Everything we have learned about what it means for believers to be an apostolic people (which just means like the New Testament church) can be summed up in how we relate to God, and how we relate to each other – and the latter is equally as important as the former, especially if we are to mature as children of God. If a people has no understanding of how to walk with their leaders and their brethren, this is not an apostolic people, no matter how many people they raise from the dead or how much they prophesy.

Speaking in tongues, healing, and prophecy are great gifts to the Church, but they are in no way proofs of apostolic grace. In the past, we have mistakenly assumed that if you had apostolic grace, then you would have miracles, signs and wonders, and gifts; but we missed something very important. Having miracles or gifts of the Spirit is an external manifestation of the Spirit, but it is not proof of what is on the inside. True apostolic grace produces an inner life.

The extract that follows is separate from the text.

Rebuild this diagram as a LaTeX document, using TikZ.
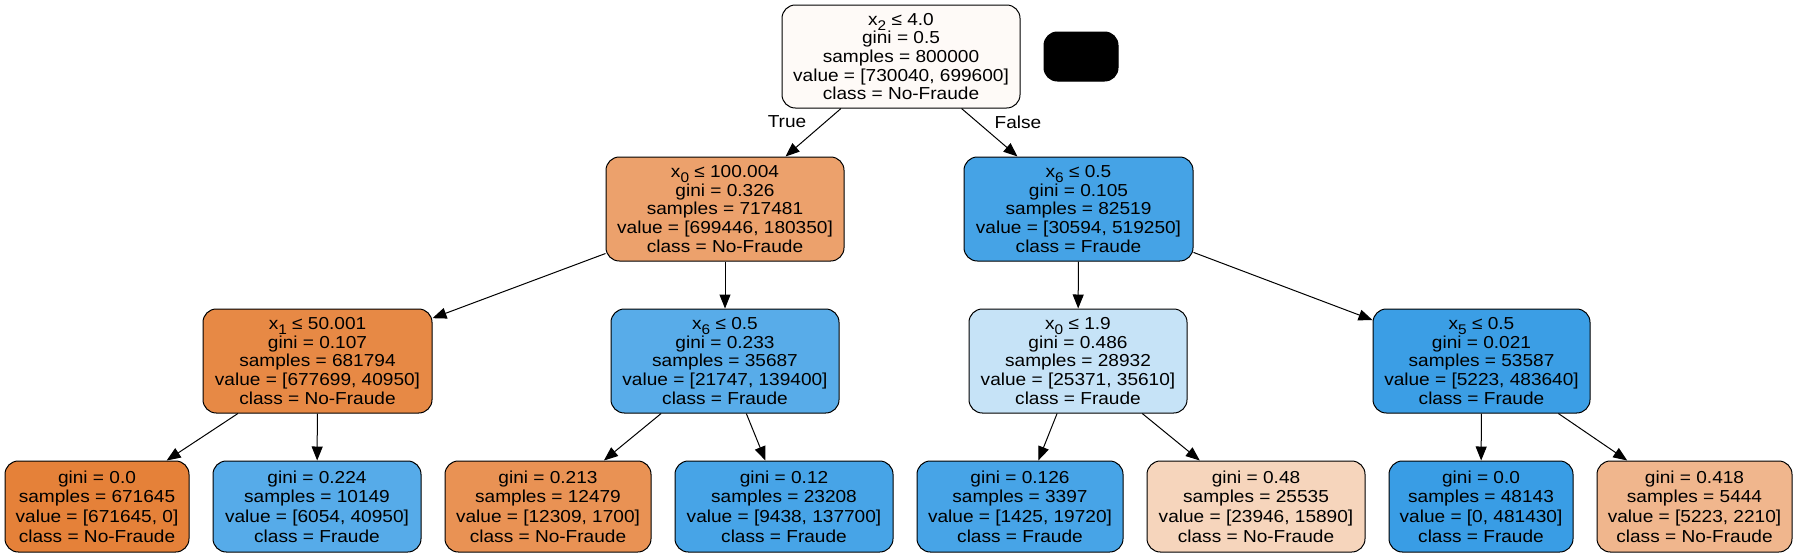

Did the apostle Paul have an inner life by which he not only knew the Lord, but loved the churches? Did Peter also have this inner life by which he loved the brethren? Were those men not willing to lay down their lives for the brethren? The answer, of course, to all these questions, is 'yes.' That is the proof of apostolic grace. Unless we ourselves have the heart that genuinely walks in relationship with others, we are not really living in apostolic grace.

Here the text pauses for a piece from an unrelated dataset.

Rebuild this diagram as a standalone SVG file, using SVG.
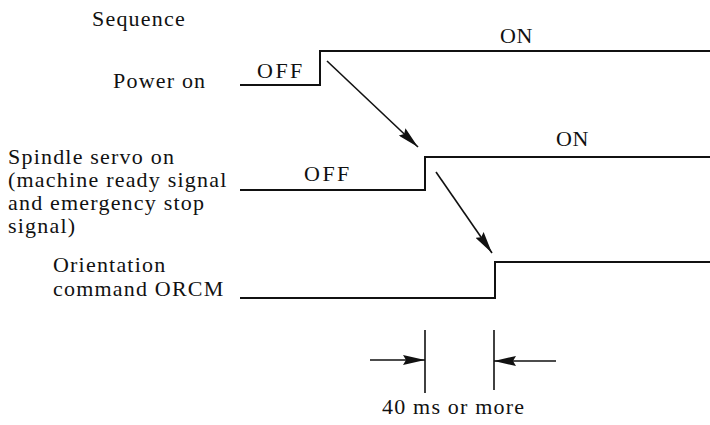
<svg xmlns="http://www.w3.org/2000/svg" width="710" height="425" viewBox="0 0 710 425">
<defs>
<style>
.t{font-family:"Liberation Serif","Times New Roman",serif;font-size:22px;fill:#111;letter-spacing:1.2px}
.s{fill:none;stroke:#111;stroke-width:2}
.a{fill:none;stroke:#111;stroke-width:1.6}
</style>
<marker id="ah" viewBox="0 0 22 10" refX="22" refY="5" markerWidth="22" markerHeight="10" markerUnits="userSpaceOnUse" orient="auto">
<path d="M0,0 L22,5 L0,10 L3,5 Z" fill="#111"/>
</marker>
</defs>
<rect width="710" height="425" fill="#fff"/>
<g id="title"><text class="t" x="92" y="26">Sequence</text></g>
<g id="power">
<text class="t" x="113" y="88">Power on</text>
<text class="t" x="257" y="78" style="letter-spacing:2.5px">OFF</text>
<text class="t" x="500" y="43" style="letter-spacing:0.5px">ON</text>
<path class="s" d="M240,85 H320 V51 H710"/>
</g>
<g id="spindle">
<text class="t" x="8" y="164">Spindle servo on</text>
<text class="t" x="8" y="187">(machine ready signal</text>
<text class="t" x="8" y="210">and emergency stop</text>
<text class="t" x="8" y="233">signal)</text>
<text class="t" x="304" y="181" style="letter-spacing:2.5px">OFF</text>
<text class="t" x="556" y="146" style="letter-spacing:0.5px">ON</text>
<path class="s" d="M240,190 H425 V157 H710"/>
</g>
<g id="orientation">
<text class="t" x="53" y="272">Orientation</text>
<text class="t" x="53" y="296">command ORCM</text>
<path class="s" d="M240,298 H495 V262 H710"/>
</g>
<g id="connectors">
<line class="a" x1="327" y1="61" x2="418" y2="147" marker-end="url(#ah)"/>
<line class="a" x1="436" y1="172" x2="492" y2="253" marker-end="url(#ah)"/>
<line class="a" x1="425" y1="330" x2="425" y2="393"/>
<line class="a" x1="494" y1="330" x2="494" y2="390"/>
<line class="a" x1="370" y1="360" x2="425" y2="360" marker-end="url(#ah)"/>
<line class="a" x1="556" y1="361" x2="494" y2="361" marker-end="url(#ah)"/>
</g>
<g id="dim"><text class="t" x="382" y="414">40 ms or more</text></g>
</svg>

It is not merely a matter of deciding to receive apostles and then changing the structure of the Church to give them a place. Rather, at the heart of true apostolic Christianity are specific attitudes, values, and heart relationships. These values are what determine whether a group of people are apostolic (think New Testament) or not.

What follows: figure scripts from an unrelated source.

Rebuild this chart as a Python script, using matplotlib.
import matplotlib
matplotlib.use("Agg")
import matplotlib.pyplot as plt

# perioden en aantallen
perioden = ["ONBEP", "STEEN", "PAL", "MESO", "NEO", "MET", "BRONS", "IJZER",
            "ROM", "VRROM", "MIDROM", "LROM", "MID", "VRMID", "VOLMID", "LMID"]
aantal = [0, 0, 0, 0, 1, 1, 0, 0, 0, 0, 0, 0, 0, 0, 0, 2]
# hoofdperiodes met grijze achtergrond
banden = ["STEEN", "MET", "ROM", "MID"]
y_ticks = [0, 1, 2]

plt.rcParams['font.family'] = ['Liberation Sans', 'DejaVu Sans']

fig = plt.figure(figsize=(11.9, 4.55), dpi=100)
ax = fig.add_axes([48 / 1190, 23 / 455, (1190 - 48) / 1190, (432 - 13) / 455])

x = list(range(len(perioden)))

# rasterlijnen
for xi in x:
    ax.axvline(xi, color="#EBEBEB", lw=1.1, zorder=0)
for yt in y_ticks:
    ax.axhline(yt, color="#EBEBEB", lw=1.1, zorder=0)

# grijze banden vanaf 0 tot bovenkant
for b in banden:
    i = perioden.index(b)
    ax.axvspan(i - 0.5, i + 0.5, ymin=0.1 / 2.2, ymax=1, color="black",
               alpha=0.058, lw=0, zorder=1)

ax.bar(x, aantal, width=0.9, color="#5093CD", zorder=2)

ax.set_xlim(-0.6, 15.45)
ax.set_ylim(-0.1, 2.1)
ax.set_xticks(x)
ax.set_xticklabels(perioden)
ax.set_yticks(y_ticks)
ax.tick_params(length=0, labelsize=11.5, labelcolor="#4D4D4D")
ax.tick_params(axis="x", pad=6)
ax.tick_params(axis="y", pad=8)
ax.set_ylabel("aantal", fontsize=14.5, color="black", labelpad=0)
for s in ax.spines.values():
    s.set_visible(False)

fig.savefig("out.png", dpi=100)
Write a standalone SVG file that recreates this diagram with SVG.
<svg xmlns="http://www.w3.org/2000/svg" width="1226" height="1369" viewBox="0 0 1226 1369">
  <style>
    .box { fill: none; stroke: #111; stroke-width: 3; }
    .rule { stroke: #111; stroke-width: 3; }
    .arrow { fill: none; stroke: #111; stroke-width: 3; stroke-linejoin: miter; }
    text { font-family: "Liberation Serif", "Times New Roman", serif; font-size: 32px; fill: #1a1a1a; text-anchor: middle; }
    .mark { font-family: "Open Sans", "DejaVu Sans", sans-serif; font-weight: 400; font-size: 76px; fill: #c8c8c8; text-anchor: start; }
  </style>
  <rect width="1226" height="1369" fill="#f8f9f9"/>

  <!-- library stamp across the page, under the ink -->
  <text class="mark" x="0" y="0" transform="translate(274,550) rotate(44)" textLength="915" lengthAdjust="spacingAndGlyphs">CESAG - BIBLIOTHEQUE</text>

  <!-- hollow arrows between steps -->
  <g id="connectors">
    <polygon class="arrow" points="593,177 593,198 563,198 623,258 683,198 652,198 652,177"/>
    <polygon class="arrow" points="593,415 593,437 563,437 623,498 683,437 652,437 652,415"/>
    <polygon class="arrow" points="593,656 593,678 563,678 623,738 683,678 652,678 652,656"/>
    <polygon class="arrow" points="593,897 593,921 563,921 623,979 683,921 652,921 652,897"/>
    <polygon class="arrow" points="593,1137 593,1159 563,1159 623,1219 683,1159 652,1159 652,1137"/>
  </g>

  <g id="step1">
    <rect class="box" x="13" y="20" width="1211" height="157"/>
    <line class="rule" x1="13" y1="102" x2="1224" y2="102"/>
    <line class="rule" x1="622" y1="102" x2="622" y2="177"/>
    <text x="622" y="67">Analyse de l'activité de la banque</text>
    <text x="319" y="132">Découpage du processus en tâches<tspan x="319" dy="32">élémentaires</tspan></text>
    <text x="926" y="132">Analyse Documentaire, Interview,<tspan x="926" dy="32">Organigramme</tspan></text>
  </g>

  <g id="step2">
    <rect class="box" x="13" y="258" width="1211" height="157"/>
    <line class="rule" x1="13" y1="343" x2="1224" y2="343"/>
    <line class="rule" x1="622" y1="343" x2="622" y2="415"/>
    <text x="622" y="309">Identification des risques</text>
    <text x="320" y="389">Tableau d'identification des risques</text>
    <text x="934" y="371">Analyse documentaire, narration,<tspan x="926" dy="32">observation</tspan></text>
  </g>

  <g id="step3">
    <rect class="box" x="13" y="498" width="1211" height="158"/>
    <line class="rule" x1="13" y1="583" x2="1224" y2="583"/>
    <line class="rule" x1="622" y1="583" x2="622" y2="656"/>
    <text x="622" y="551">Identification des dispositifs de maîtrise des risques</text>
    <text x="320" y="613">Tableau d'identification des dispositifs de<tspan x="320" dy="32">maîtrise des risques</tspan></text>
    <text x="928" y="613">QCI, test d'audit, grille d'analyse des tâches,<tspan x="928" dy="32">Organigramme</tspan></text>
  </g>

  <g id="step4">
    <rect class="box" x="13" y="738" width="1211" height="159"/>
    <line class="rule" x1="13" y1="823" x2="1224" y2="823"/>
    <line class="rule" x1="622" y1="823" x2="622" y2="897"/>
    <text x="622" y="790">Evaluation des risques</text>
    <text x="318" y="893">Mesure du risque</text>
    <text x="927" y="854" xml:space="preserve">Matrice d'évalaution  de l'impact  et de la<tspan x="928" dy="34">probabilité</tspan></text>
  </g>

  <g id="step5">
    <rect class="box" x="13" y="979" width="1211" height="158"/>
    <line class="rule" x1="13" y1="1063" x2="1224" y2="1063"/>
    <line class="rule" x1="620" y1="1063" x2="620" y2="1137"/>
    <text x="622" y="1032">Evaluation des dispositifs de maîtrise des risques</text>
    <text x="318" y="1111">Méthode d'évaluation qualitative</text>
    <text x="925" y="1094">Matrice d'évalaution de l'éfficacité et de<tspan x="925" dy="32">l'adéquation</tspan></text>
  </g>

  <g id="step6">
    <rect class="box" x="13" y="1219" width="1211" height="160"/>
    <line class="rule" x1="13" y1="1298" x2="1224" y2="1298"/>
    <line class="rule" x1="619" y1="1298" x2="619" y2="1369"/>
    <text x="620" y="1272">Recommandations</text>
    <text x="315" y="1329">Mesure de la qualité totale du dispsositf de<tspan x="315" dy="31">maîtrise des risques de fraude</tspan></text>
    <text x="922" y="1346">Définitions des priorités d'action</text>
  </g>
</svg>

We look forward to the day when the Church is so filled with apostolic grace that we no longer need to use the term. Meanwhile, when we do use the term 'apostolic,' we are referring to a certain type of Christianity which is the genuine, New Testament, Christ-given article. This is the type of Christianity that produces a life in the people of God that does not depend on institutions or programs; the people are knit together as one holy people. This is the life that the early apostles gave to the Church. Today, the Church needs to find that life in a fresh way.

In other words, whilst we may and should do many great things for Christ, it's how we relate that counts.